▶ [Task prompt] Your copy of the material must match it exactly, except that pictures are dropped.

▶ [Data for the task]
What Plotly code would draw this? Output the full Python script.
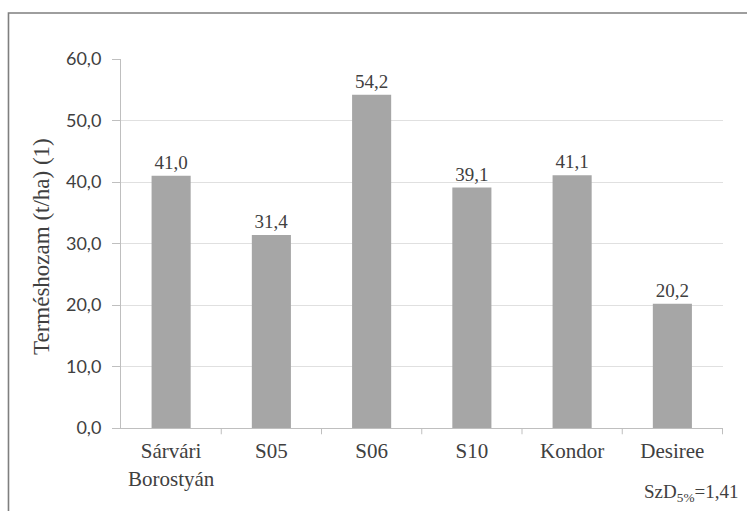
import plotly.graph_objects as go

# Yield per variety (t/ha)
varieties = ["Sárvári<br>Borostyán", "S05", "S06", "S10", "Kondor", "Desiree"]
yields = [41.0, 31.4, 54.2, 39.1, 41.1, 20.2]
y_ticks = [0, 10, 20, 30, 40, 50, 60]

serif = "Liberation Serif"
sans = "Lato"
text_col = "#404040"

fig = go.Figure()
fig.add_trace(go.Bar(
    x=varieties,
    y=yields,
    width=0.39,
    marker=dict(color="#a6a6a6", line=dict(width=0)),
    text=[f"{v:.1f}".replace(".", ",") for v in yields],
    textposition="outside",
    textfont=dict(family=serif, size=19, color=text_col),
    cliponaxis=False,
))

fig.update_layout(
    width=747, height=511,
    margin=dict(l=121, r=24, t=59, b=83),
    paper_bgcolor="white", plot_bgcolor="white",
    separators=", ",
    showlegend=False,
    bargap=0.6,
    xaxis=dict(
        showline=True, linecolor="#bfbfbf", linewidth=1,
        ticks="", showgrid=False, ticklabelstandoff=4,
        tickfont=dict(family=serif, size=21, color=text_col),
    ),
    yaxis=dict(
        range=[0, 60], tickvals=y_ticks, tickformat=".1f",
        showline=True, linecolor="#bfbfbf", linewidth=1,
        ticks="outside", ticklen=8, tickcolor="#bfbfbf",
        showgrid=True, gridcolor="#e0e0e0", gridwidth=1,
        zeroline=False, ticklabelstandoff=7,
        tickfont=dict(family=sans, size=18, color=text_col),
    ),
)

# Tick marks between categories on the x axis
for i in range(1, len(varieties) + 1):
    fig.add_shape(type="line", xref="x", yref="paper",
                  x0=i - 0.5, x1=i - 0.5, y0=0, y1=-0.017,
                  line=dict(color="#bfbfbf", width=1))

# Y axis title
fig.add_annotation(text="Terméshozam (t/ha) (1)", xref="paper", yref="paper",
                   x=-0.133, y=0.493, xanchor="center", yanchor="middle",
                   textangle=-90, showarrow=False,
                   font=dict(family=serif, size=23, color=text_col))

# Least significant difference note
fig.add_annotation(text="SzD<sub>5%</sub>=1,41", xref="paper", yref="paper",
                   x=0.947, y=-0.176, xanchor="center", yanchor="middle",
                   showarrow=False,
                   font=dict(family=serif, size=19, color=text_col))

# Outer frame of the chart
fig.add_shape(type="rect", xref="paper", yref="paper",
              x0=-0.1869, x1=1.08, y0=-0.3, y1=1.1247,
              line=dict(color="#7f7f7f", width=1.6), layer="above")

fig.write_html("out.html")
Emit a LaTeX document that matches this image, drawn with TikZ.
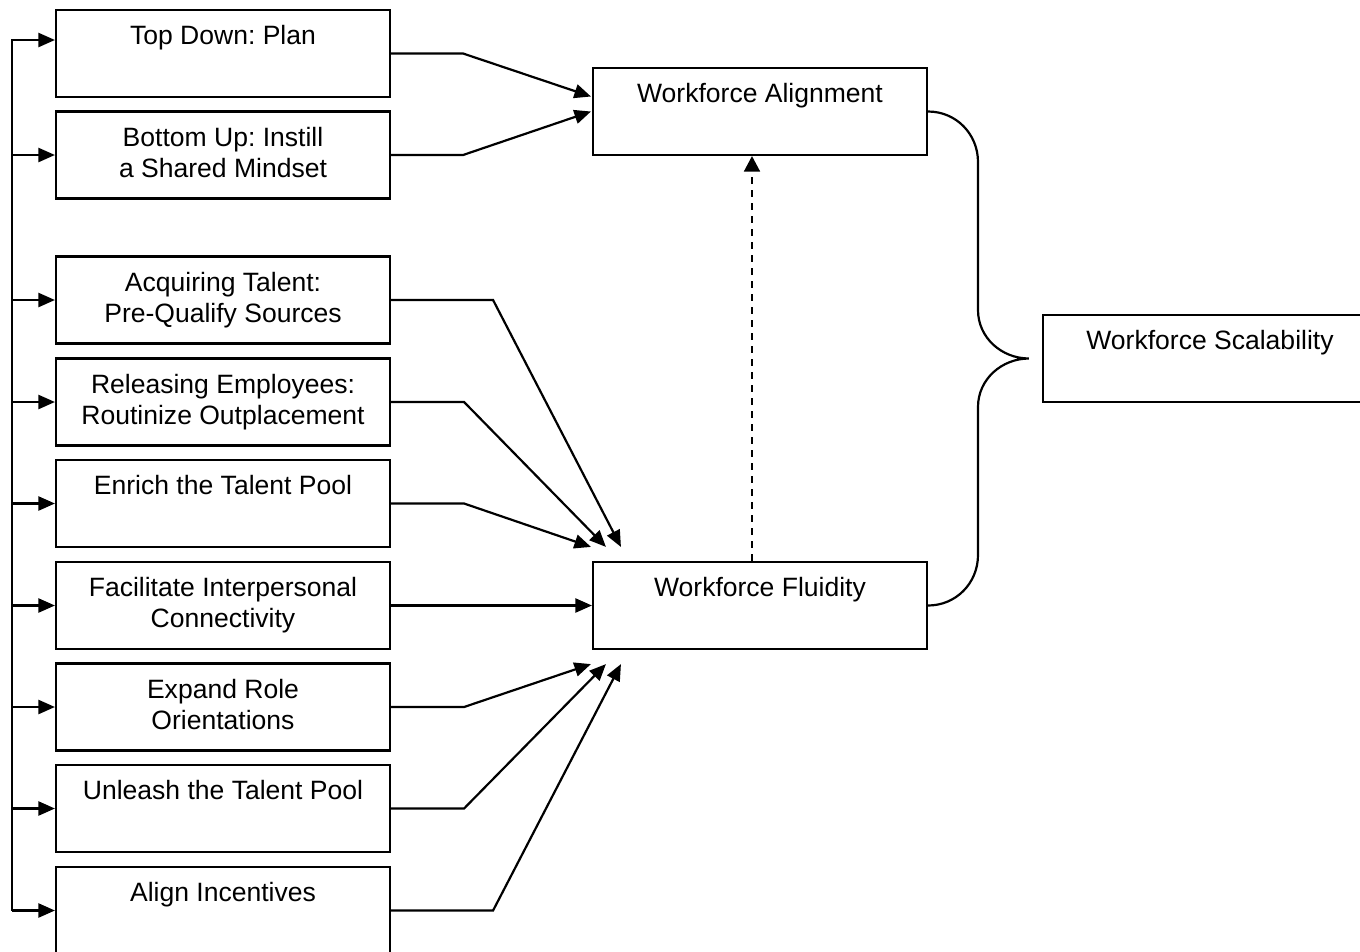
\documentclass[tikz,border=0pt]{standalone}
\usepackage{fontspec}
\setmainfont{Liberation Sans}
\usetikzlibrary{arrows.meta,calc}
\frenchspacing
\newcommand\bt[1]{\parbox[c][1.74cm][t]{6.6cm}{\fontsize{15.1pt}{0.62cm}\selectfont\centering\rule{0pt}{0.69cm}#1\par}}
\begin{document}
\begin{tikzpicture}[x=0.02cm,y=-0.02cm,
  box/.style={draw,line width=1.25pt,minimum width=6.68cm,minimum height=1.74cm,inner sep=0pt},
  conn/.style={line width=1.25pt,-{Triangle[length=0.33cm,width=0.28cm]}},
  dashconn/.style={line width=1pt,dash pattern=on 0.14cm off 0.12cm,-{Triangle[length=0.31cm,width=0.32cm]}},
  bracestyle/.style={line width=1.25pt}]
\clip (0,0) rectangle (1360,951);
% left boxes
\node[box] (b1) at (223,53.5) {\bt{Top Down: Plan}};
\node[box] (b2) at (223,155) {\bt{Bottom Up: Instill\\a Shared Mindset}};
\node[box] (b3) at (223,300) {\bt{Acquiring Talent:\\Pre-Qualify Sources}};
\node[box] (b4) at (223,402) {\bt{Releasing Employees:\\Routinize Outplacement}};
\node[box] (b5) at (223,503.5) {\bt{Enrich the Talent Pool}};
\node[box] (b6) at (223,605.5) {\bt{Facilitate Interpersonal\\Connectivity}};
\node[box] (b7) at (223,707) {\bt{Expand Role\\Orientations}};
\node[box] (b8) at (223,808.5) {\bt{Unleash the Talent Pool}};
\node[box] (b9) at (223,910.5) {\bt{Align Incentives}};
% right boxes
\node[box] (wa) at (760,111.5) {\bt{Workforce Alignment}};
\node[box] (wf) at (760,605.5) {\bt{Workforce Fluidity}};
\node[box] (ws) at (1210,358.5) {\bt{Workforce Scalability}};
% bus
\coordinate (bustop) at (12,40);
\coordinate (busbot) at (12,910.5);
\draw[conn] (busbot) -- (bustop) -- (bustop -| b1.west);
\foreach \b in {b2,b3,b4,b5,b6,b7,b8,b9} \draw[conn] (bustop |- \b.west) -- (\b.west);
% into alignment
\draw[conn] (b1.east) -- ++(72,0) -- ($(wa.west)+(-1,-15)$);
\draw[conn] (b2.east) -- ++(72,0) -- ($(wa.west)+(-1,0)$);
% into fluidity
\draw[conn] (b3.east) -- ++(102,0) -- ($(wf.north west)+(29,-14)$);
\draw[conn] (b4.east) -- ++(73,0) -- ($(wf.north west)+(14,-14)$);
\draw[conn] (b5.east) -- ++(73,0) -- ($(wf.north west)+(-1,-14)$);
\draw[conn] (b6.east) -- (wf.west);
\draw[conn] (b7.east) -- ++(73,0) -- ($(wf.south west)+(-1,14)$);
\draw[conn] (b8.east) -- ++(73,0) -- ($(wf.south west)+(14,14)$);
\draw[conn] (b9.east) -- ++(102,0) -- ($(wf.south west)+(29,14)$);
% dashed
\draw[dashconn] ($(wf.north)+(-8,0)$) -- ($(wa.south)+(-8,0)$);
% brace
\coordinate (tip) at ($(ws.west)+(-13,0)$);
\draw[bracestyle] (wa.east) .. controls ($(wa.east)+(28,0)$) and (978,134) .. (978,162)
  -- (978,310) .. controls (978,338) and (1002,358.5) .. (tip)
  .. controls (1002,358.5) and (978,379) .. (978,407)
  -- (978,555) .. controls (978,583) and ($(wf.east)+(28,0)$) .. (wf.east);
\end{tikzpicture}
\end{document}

▶ [Full answer]
What Plotly code would draw this? Output the full Python script.
import plotly.graph_objects as go

# Yield per variety (t/ha)
varieties = ["Sárvári<br>Borostyán", "S05", "S06", "S10", "Kondor", "Desiree"]
yields = [41.0, 31.4, 54.2, 39.1, 41.1, 20.2]
y_ticks = [0, 10, 20, 30, 40, 50, 60]

serif = "Liberation Serif"
sans = "Lato"
text_col = "#404040"

fig = go.Figure()
fig.add_trace(go.Bar(
    x=varieties,
    y=yields,
    width=0.39,
    marker=dict(color="#a6a6a6", line=dict(width=0)),
    text=[f"{v:.1f}".replace(".", ",") for v in yields],
    textposition="outside",
    textfont=dict(family=serif, size=19, color=text_col),
    cliponaxis=False,
))

fig.update_layout(
    width=747, height=511,
    margin=dict(l=121, r=24, t=59, b=83),
    paper_bgcolor="white", plot_bgcolor="white",
    separators=", ",
    showlegend=False,
    bargap=0.6,
    xaxis=dict(
        showline=True, linecolor="#bfbfbf", linewidth=1,
        ticks="", showgrid=False, ticklabelstandoff=4,
        tickfont=dict(family=serif, size=21, color=text_col),
    ),
    yaxis=dict(
        range=[0, 60], tickvals=y_ticks, tickformat=".1f",
        showline=True, linecolor="#bfbfbf", linewidth=1,
        ticks="outside", ticklen=8, tickcolor="#bfbfbf",
        showgrid=True, gridcolor="#e0e0e0", gridwidth=1,
        zeroline=False, ticklabelstandoff=7,
        tickfont=dict(family=sans, size=18, color=text_col),
    ),
)

# Tick marks between categories on the x axis
for i in range(1, len(varieties) + 1):
    fig.add_shape(type="line", xref="x", yref="paper",
                  x0=i - 0.5, x1=i - 0.5, y0=0, y1=-0.017,
                  line=dict(color="#bfbfbf", width=1))

# Y axis title
fig.add_annotation(text="Terméshozam (t/ha) (1)", xref="paper", yref="paper",
                   x=-0.133, y=0.493, xanchor="center", yanchor="middle",
                   textangle=-90, showarrow=False,
                   font=dict(family=serif, size=23, color=text_col))

# Least significant difference note
fig.add_annotation(text="SzD<sub>5%</sub>=1,41", xref="paper", yref="paper",
                   x=0.947, y=-0.176, xanchor="center", yanchor="middle",
                   showarrow=False,
                   font=dict(family=serif, size=19, color=text_col))

# Outer frame of the chart
fig.add_shape(type="rect", xref="paper", yref="paper",
              x0=-0.1869, x1=1.08, y0=-0.3, y1=1.1247,
              line=dict(color="#7f7f7f", width=1.6), layer="above")

fig.write_html("out.html")
Emit a LaTeX document that matches this image, drawn with TikZ.
\documentclass[tikz,border=0pt]{standalone}
\usepackage{fontspec}
\setmainfont{Liberation Sans}
\usetikzlibrary{arrows.meta,calc}
\frenchspacing
\newcommand\bt[1]{\parbox[c][1.74cm][t]{6.6cm}{\fontsize{15.1pt}{0.62cm}\selectfont\centering\rule{0pt}{0.69cm}#1\par}}
\begin{document}
\begin{tikzpicture}[x=0.02cm,y=-0.02cm,
  box/.style={draw,line width=1.25pt,minimum width=6.68cm,minimum height=1.74cm,inner sep=0pt},
  conn/.style={line width=1.25pt,-{Triangle[length=0.33cm,width=0.28cm]}},
  dashconn/.style={line width=1pt,dash pattern=on 0.14cm off 0.12cm,-{Triangle[length=0.31cm,width=0.32cm]}},
  bracestyle/.style={line width=1.25pt}]
\clip (0,0) rectangle (1360,951);
% left boxes
\node[box] (b1) at (223,53.5) {\bt{Top Down: Plan}};
\node[box] (b2) at (223,155) {\bt{Bottom Up: Instill\\a Shared Mindset}};
\node[box] (b3) at (223,300) {\bt{Acquiring Talent:\\Pre-Qualify Sources}};
\node[box] (b4) at (223,402) {\bt{Releasing Employees:\\Routinize Outplacement}};
\node[box] (b5) at (223,503.5) {\bt{Enrich the Talent Pool}};
\node[box] (b6) at (223,605.5) {\bt{Facilitate Interpersonal\\Connectivity}};
\node[box] (b7) at (223,707) {\bt{Expand Role\\Orientations}};
\node[box] (b8) at (223,808.5) {\bt{Unleash the Talent Pool}};
\node[box] (b9) at (223,910.5) {\bt{Align Incentives}};
% right boxes
\node[box] (wa) at (760,111.5) {\bt{Workforce Alignment}};
\node[box] (wf) at (760,605.5) {\bt{Workforce Fluidity}};
\node[box] (ws) at (1210,358.5) {\bt{Workforce Scalability}};
% bus
\coordinate (bustop) at (12,40);
\coordinate (busbot) at (12,910.5);
\draw[conn] (busbot) -- (bustop) -- (bustop -| b1.west);
\foreach \b in {b2,b3,b4,b5,b6,b7,b8,b9} \draw[conn] (bustop |- \b.west) -- (\b.west);
% into alignment
\draw[conn] (b1.east) -- ++(72,0) -- ($(wa.west)+(-1,-15)$);
\draw[conn] (b2.east) -- ++(72,0) -- ($(wa.west)+(-1,0)$);
% into fluidity
\draw[conn] (b3.east) -- ++(102,0) -- ($(wf.north west)+(29,-14)$);
\draw[conn] (b4.east) -- ++(73,0) -- ($(wf.north west)+(14,-14)$);
\draw[conn] (b5.east) -- ++(73,0) -- ($(wf.north west)+(-1,-14)$);
\draw[conn] (b6.east) -- (wf.west);
\draw[conn] (b7.east) -- ++(73,0) -- ($(wf.south west)+(-1,14)$);
\draw[conn] (b8.east) -- ++(73,0) -- ($(wf.south west)+(14,14)$);
\draw[conn] (b9.east) -- ++(102,0) -- ($(wf.south west)+(29,14)$);
% dashed
\draw[dashconn] ($(wf.north)+(-8,0)$) -- ($(wa.south)+(-8,0)$);
% brace
\coordinate (tip) at ($(ws.west)+(-13,0)$);
\draw[bracestyle] (wa.east) .. controls ($(wa.east)+(28,0)$) and (978,134) .. (978,162)
  -- (978,310) .. controls (978,338) and (1002,358.5) .. (tip)
  .. controls (1002,358.5) and (978,379) .. (978,407)
  -- (978,555) .. controls (978,583) and ($(wf.east)+(28,0)$) .. (wf.east);
\end{tikzpicture}
\end{document}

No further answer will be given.